By Marjory J. Sente
Abraham Blumberg lived in Prescott for little more than a decade, but in that time he built a prosperous, modern business, as well as a house on Mount Vernon Street with unique features.
Born in Talsen, Russia, in 1867, Blumberg emigrated from Germany to the U.S. in June, 1889. Between then and 1894, he lived in Baltimore, El Paso and finally Prescott, where he owned the New York Store and became one of the most respected retailers in town.
Opening his store in a small rented room on the east side of the Plaza with only a few dollars in merchandise, Blumberg quickly became known for his excellent customer service. At one point, the store occupied the Knights of Pythias retail space.
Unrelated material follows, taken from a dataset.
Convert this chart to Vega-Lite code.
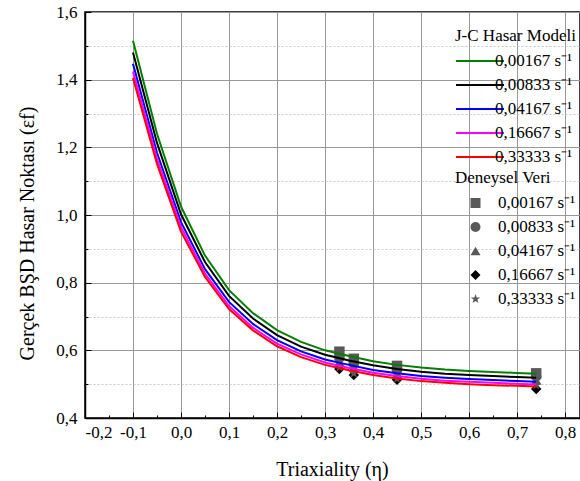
{
  "$schema": "https://vega.github.io/schema/vega-lite/v6.json",
  "autosize": {"type": "none"},
  "padding": {"left": 85, "top": 12, "right": 0, "bottom": 63},
  "width": 495,
  "height": 406,
  "datasets": {
    "lines": [
      {"eta": -0.1, "ef": 1.515, "seri": "0,00167 s⁻¹"},
      {"eta": -0.05, "ef": 1.24, "seri": "0,00167 s⁻¹"},
      {"eta": 0.0, "ef": 1.025, "seri": "0,00167 s⁻¹"},
      {"eta": 0.05, "ef": 0.88, "seri": "0,00167 s⁻¹"},
      {"eta": 0.1, "ef": 0.778, "seri": "0,00167 s⁻¹"},
      {"eta": 0.15, "ef": 0.71, "seri": "0,00167 s⁻¹"},
      {"eta": 0.2, "ef": 0.66, "seri": "0,00167 s⁻¹"},
      {"eta": 0.25, "ef": 0.625, "seri": "0,00167 s⁻¹"},
      {"eta": 0.3, "ef": 0.6, "seri": "0,00167 s⁻¹"},
      {"eta": 0.35, "ef": 0.583, "seri": "0,00167 s⁻¹"},
      {"eta": 0.4, "ef": 0.568, "seri": "0,00167 s⁻¹"},
      {"eta": 0.45, "ef": 0.557, "seri": "0,00167 s⁻¹"},
      {"eta": 0.5, "ef": 0.549, "seri": "0,00167 s⁻¹"},
      {"eta": 0.55, "ef": 0.543, "seri": "0,00167 s⁻¹"},
      {"eta": 0.6, "ef": 0.539, "seri": "0,00167 s⁻¹"},
      {"eta": 0.65, "ef": 0.536, "seri": "0,00167 s⁻¹"},
      {"eta": 0.7, "ef": 0.533, "seri": "0,00167 s⁻¹"},
      {"eta": 0.74, "ef": 0.531, "seri": "0,00167 s⁻¹"},
      {"eta": -0.1, "ef": 1.48, "seri": "0,00833 s⁻¹"},
      {"eta": -0.05, "ef": 1.213, "seri": "0,00833 s⁻¹"},
      {"eta": 0.0, "ef": 1.002, "seri": "0,00833 s⁻¹"},
      {"eta": 0.05, "ef": 0.861, "seri": "0,00833 s⁻¹"},
      {"eta": 0.1, "ef": 0.761, "seri": "0,00833 s⁻¹"},
      {"eta": 0.15, "ef": 0.694, "seri": "0,00833 s⁻¹"},
      {"eta": 0.2, "ef": 0.645, "seri": "0,00833 s⁻¹"},
      {"eta": 0.25, "ef": 0.611, "seri": "0,00833 s⁻¹"},
      {"eta": 0.3, "ef": 0.587, "seri": "0,00833 s⁻¹"},
      {"eta": 0.35, "ef": 0.57, "seri": "0,00833 s⁻¹"},
      {"eta": 0.4, "ef": 0.556, "seri": "0,00833 s⁻¹"},
      {"eta": 0.45, "ef": 0.545, "seri": "0,00833 s⁻¹"},
      {"eta": 0.5, "ef": 0.537, "seri": "0,00833 s⁻¹"},
      {"eta": 0.55, "ef": 0.531, "seri": "0,00833 s⁻¹"},
      {"eta": 0.6, "ef": 0.527, "seri": "0,00833 s⁻¹"},
      {"eta": 0.65, "ef": 0.524, "seri": "0,00833 s⁻¹"},
      {"eta": 0.7, "ef": 0.521, "seri": "0,00833 s⁻¹"},
      {"eta": 0.74, "ef": 0.519, "seri": "0,00833 s⁻¹"},
      {"eta": -0.1, "ef": 1.447, "seri": "0,04167 s⁻¹"},
      {"eta": -0.05, "ef": 1.184, "seri": "0,04167 s⁻¹"},
      {"eta": 0.0, "ef": 0.979, "seri": "0,04167 s⁻¹"},
      {"eta": 0.05, "ef": 0.84, "seri": "0,04167 s⁻¹"},
      {"eta": 0.1, "ef": 0.743, "seri": "0,04167 s⁻¹"},
      {"eta": 0.15, "ef": 0.678, "seri": "0,04167 s⁻¹"},
      {"eta": 0.2, "ef": 0.63, "seri": "0,04167 s⁻¹"},
      {"eta": 0.25, "ef": 0.597, "seri": "0,04167 s⁻¹"},
      {"eta": 0.3, "ef": 0.573, "seri": "0,04167 s⁻¹"},
      {"eta": 0.35, "ef": 0.557, "seri": "0,04167 s⁻¹"},
      {"eta": 0.4, "ef": 0.542, "seri": "0,04167 s⁻¹"},
      {"eta": 0.45, "ef": 0.532, "seri": "0,04167 s⁻¹"},
      {"eta": 0.5, "ef": 0.524, "seri": "0,04167 s⁻¹"},
      {"eta": 0.55, "ef": 0.519, "seri": "0,04167 s⁻¹"},
      {"eta": 0.6, "ef": 0.515, "seri": "0,04167 s⁻¹"},
      {"eta": 0.65, "ef": 0.512, "seri": "0,04167 s⁻¹"},
      {"eta": 0.7, "ef": 0.509, "seri": "0,04167 s⁻¹"},
      {"eta": 0.74, "ef": 0.507, "seri": "0,04167 s⁻¹"},
      {"eta": -0.1, "ef": 1.424, "seri": "0,16667 s⁻¹"},
      {"eta": -0.05, "ef": 1.166, "seri": "0,16667 s⁻¹"},
      {"eta": 0.0, "ef": 0.964, "seri": "0,16667 s⁻¹"},
      {"eta": 0.05, "ef": 0.827, "seri": "0,16667 s⁻¹"},
      {"eta": 0.1, "ef": 0.731, "seri": "0,16667 s⁻¹"},
      {"eta": 0.15, "ef": 0.667, "seri": "0,16667 s⁻¹"},
      {"eta": 0.2, "ef": 0.62, "seri": "0,16667 s⁻¹"},
      {"eta": 0.25, "ef": 0.588, "seri": "0,16667 s⁻¹"},
      {"eta": 0.3, "ef": 0.564, "seri": "0,16667 s⁻¹"},
      {"eta": 0.35, "ef": 0.548, "seri": "0,16667 s⁻¹"},
      {"eta": 0.4, "ef": 0.534, "seri": "0,16667 s⁻¹"},
      {"eta": 0.45, "ef": 0.524, "seri": "0,16667 s⁻¹"},
      {"eta": 0.5, "ef": 0.516, "seri": "0,16667 s⁻¹"},
      {"eta": 0.55, "ef": 0.51, "seri": "0,16667 s⁻¹"},
      {"eta": 0.6, "ef": 0.507, "seri": "0,16667 s⁻¹"},
      {"eta": 0.65, "ef": 0.504, "seri": "0,16667 s⁻¹"},
      {"eta": 0.7, "ef": 0.501, "seri": "0,16667 s⁻¹"},
      {"eta": 0.74, "ef": 0.499, "seri": "0,16667 s⁻¹"},
      {"eta": -0.1, "ef": 1.405, "seri": "0,33333 s⁻¹"},
      {"eta": -0.05, "ef": 1.151, "seri": "0,33333 s⁻¹"},
      {"eta": 0.0, "ef": 0.951, "seri": "0,33333 s⁻¹"},
      {"eta": 0.05, "ef": 0.817, "seri": "0,33333 s⁻¹"},
      {"eta": 0.1, "ef": 0.722, "seri": "0,33333 s⁻¹"},
      {"eta": 0.15, "ef": 0.659, "seri": "0,33333 s⁻¹"},
      {"eta": 0.2, "ef": 0.612, "seri": "0,33333 s⁻¹"},
      {"eta": 0.25, "ef": 0.58, "seri": "0,33333 s⁻¹"},
      {"eta": 0.3, "ef": 0.557, "seri": "0,33333 s⁻¹"},
      {"eta": 0.35, "ef": 0.541, "seri": "0,33333 s⁻¹"},
      {"eta": 0.4, "ef": 0.527, "seri": "0,33333 s⁻¹"},
      {"eta": 0.45, "ef": 0.517, "seri": "0,33333 s⁻¹"},
      {"eta": 0.5, "ef": 0.509, "seri": "0,33333 s⁻¹"},
      {"eta": 0.55, "ef": 0.504, "seri": "0,33333 s⁻¹"},
      {"eta": 0.6, "ef": 0.5, "seri": "0,33333 s⁻¹"},
      {"eta": 0.65, "ef": 0.497, "seri": "0,33333 s⁻¹"},
      {"eta": 0.7, "ef": 0.495, "seri": "0,33333 s⁻¹"},
      {"eta": 0.74, "ef": 0.493, "seri": "0,33333 s⁻¹"}
    ],
    "pts": [
      {"eta": 0.33, "ef": 0.596, "veri": "0,00167 s⁻¹"},
      {"eta": 0.36, "ef": 0.575, "veri": "0,00167 s⁻¹"},
      {"eta": 0.45, "ef": 0.554, "veri": "0,00167 s⁻¹"},
      {"eta": 0.74, "ef": 0.532, "veri": "0,00167 s⁻¹"},
      {"eta": 0.33, "ef": 0.578, "veri": "0,00833 s⁻¹"},
      {"eta": 0.36, "ef": 0.56, "veri": "0,00833 s⁻¹"},
      {"eta": 0.45, "ef": 0.542, "veri": "0,00833 s⁻¹"},
      {"eta": 0.74, "ef": 0.523, "veri": "0,00833 s⁻¹"},
      {"eta": 0.33, "ef": 0.566, "veri": "0,04167 s⁻¹"},
      {"eta": 0.36, "ef": 0.55, "veri": "0,04167 s⁻¹"},
      {"eta": 0.45, "ef": 0.532, "veri": "0,04167 s⁻¹"},
      {"eta": 0.74, "ef": 0.512, "veri": "0,04167 s⁻¹"},
      {"eta": 0.33, "ef": 0.545, "veri": "0,16667 s⁻¹"},
      {"eta": 0.36, "ef": 0.527, "veri": "0,16667 s⁻¹"},
      {"eta": 0.45, "ef": 0.513, "veri": "0,16667 s⁻¹"},
      {"eta": 0.74, "ef": 0.486, "veri": "0,16667 s⁻¹"},
      {"eta": 0.33, "ef": 0.55, "veri": "0,33333 s⁻¹"},
      {"eta": 0.36, "ef": 0.532, "veri": "0,33333 s⁻¹"},
      {"eta": 0.45, "ef": 0.516, "veri": "0,33333 s⁻¹"},
      {"eta": 0.74, "ef": 0.497, "veri": "0,33333 s⁻¹"}
    ]
  },
  "layer": [
    {
      "data": {"name": "pts"},
      "mark": {"type": "point", "filled": true, "size": 110, "opacity": 1, "strokeWidth": 0},
      "encoding": {
        "x": {
          "field": "eta", "type": "quantitative",
          "scale": {"domain": [-0.2, 0.83125], "nice": false, "zero": false},
          "axis": {"orient": "bottom", "values": [-0.15, -0.05, 0.05, 0.15, 0.25, 0.35, 0.45, 0.55, 0.65, 0.75], "tickSize": -3, "labels": false, "grid": false, "domain": false, "title": null}
        },
        "y": {
          "field": "ef", "type": "quantitative",
          "scale": {"domain": [0.4, 1.6], "nice": false, "zero": false},
          "axis": {"orient": "left", "values": [0.5, 0.7, 0.9, 1.1, 1.3, 1.5], "tickSize": -3, "labels": false, "grid": true, "gridColor": "#c8c8c8", "gridDash": [2, 2], "gridWidth": 1, "domain": false, "title": null}
        },
        "shape": {
          "field": "veri", "type": "nominal",
          "scale": {"range": ["square", "circle", "triangle-up", "diamond", "M0,-1L0.235,-0.324L0.951,-0.309L0.38,0.124L0.588,0.809L0,0.4L-0.588,0.809L-0.38,0.124L-0.951,-0.309L-0.235,-0.324Z"]},
          "legend": {"orient": "none", "legendX": 370, "legendY": 158, "title": "Deneysel Veri", "symbolSize": 100, "symbolOffset": 12, "labelOffset": 14, "clipHeight": 24, "rowPadding": 0, "titlePadding": 4, "padding": 0, "symbolStrokeWidth": 0}
        },
        "fill": {
          "field": "veri", "type": "nominal",
          "scale": {"range": ["#595959", "#595959", "#595959", "#000000", "#595959"]},
          "legend": {"orient": "none", "legendX": 370, "legendY": 158, "title": "Deneysel Veri", "symbolSize": 100, "symbolOffset": 12, "labelOffset": 14, "clipHeight": 24, "rowPadding": 0, "titlePadding": 4, "padding": 0, "symbolStrokeWidth": 0}
        }
      }
    },
    {
      "data": {"name": "lines"},
      "mark": {"type": "line", "strokeWidth": 2},
      "encoding": {
        "x": {
          "field": "eta", "type": "quantitative",
          "scale": {"domain": [-0.2, 0.83125], "nice": false, "zero": false},
          "axis": {"orient": "bottom", "values": [-0.2, -0.1, 0, 0.1, 0.2, 0.3, 0.4, 0.5, 0.6, 0.7, 0.8], "format": ".1f", "tickSize": -6, "grid": true, "gridColor": "#999999", "gridWidth": 1, "domainWidth": 1.5, "labelPadding": 12, "title": "Triaxiality (η)", "titleX": 247, "titleY": 57, "titleBaseline": "alphabetic", "titleAlign": "center"}
        },
        "y": {
          "field": "ef", "type": "quantitative",
          "scale": {"domain": [0.4, 1.6], "nice": false, "zero": false},
          "axis": {"orient": "left", "values": [0.4, 0.6, 0.8, 1.0, 1.2, 1.4, 1.6], "format": ".1f", "tickSize": -6, "grid": true, "gridColor": "#999999", "gridWidth": 1, "domainWidth": 1.5, "labelPadding": 14, "title": "Gerçek BŞD Hasar Noktası (εf)", "titleX": -48, "titleY": 221, "titleAngle": 270, "titleBaseline": "bottom", "titleAlign": "center"}
        },
        "stroke": {
          "field": "seri", "type": "nominal",
          "scale": {"range": ["#008000", "#000000", "#0000ff", "#ff00ff", "#ff0000"]},
          "legend": {"orient": "none", "legendX": 370, "legendY": 16, "title": "J-C Hasar Modeli", "symbolType": "stroke", "symbolSize": 2300, "symbolStrokeWidth": 2, "clipHeight": 24, "rowPadding": 0, "labelOffset": -10, "titlePadding": 4, "padding": 0}
        }
      }
    }
  ],
  "resolve": {"axis": {"x": "independent", "y": "independent"}},
  "config": {
    "font": "Liberation Serif",
    "view": {"stroke": "black", "strokeWidth": 1.5},
    "axis": {
      "labelFont": "Liberation Serif", "labelFontSize": 17, "labelColor": "black",
      "titleFont": "Liberation Serif", "titleFontSize": 20, "titleFontWeight": "normal", "titleColor": "black",
      "domainColor": "black", "tickColor": "black", "tickWidth": 1
    },
    "legend": {
      "labelFont": "Liberation Serif", "labelFontSize": 17, "labelColor": "black",
      "titleFont": "Liberation Serif", "titleFontSize": 17, "titleFontWeight": "normal", "titleColor": "black"
    },
    "locale": {"number": {"decimal": ",", "thousands": ".", "grouping": [3], "currency": ["", ""], "minus": "-"}}
  }
}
On January 16, 1900, Blumberg and Sophia Wollenberg were married in Prescott and a few days later left on a wedding tour of Europe. Sophia, the daughter of Levi Wollenberg and Hanna Heiman, was born in Prescott in 1879. Her father had emigrated from Poland and was an early successful merchant in the Arizona Territory.
Before leaving, the couple purchased Lots 2 & 4 of Block 6 in east Prescott (today 143 & 145 N. Mount Vernon Street) from W.C. Bashford and R.H. Burmister for $700 and arranged to have a house built while they were away.
They intended to visit his family in Russia during their trip, but changed plans when the American Legation told them that, although Abraham was now an American citizen, he was still considered a citizen of Russia. If he set foot in Russia, he would be compelled to enter the Czar’s military service for six years. So instead, Blumberg’s Russian family traveled to London for the reunion.
After returning to Prescott in May of 1900, the newlyweds apparently lived with the Wollenbergs before moving into their new home. The 1900 U.S. Census lists them as living with Sophia’s parents. In November their son Harry was born.
In 1901 Blumberg moved his business from the Knights of Pythias space and made changes to his New York Store. He leased two store rooms at the southeast corner of Cortez and Gurley streets from the Bank of Arizona at $125 per month for 5 years. The grand opening of A. Blumberg The New York Store in the Bank of Arizona building was front page news in the May 8, 1901 Arizona Weekly Journal-Miner.
Calling Blumberg the “Merchant Prince of the Southwest,” the newspaper reported he had assembled merchandise to make The New York Store one of the most complete department stores in Arizona. It was modern, with hundreds of electric lights, large display windows and a soda fountain that was an immediate hit. Female customers were pleased to have dressmaking and millinery departments supervised by women. Three years later, Blumberg hired Miss Bottoms, an expert milliner from New York City, to head the millinery department.
Two months after the grand opening, on July 14, 1901, fire swept through downtown Prescott destroying much of the business district. However, Blumberg’s store, along with the stores of the Goldwater Brothers, T.M. Otis, J.I. Gardner, Brown Brothers and Joseph Dougherty, were unscathed.
The New York Store advertised in the local paper until early 1906, when the rental lease was up for renewal. Then the April 7, 1906 Publisher’s Weekly stated that A. Blumberg was opening a department store in San Diego. His family had moved there.
The October 17, 1906 Weekly Arizona Journal-Miner reported that Nettie Wollenberg, Mrs. Blumberg’s sister, was married at the beautiful Blumberg home in San Diego. The couple lived in San Diego until Sophia passed away in 1940 and Abraham the following year.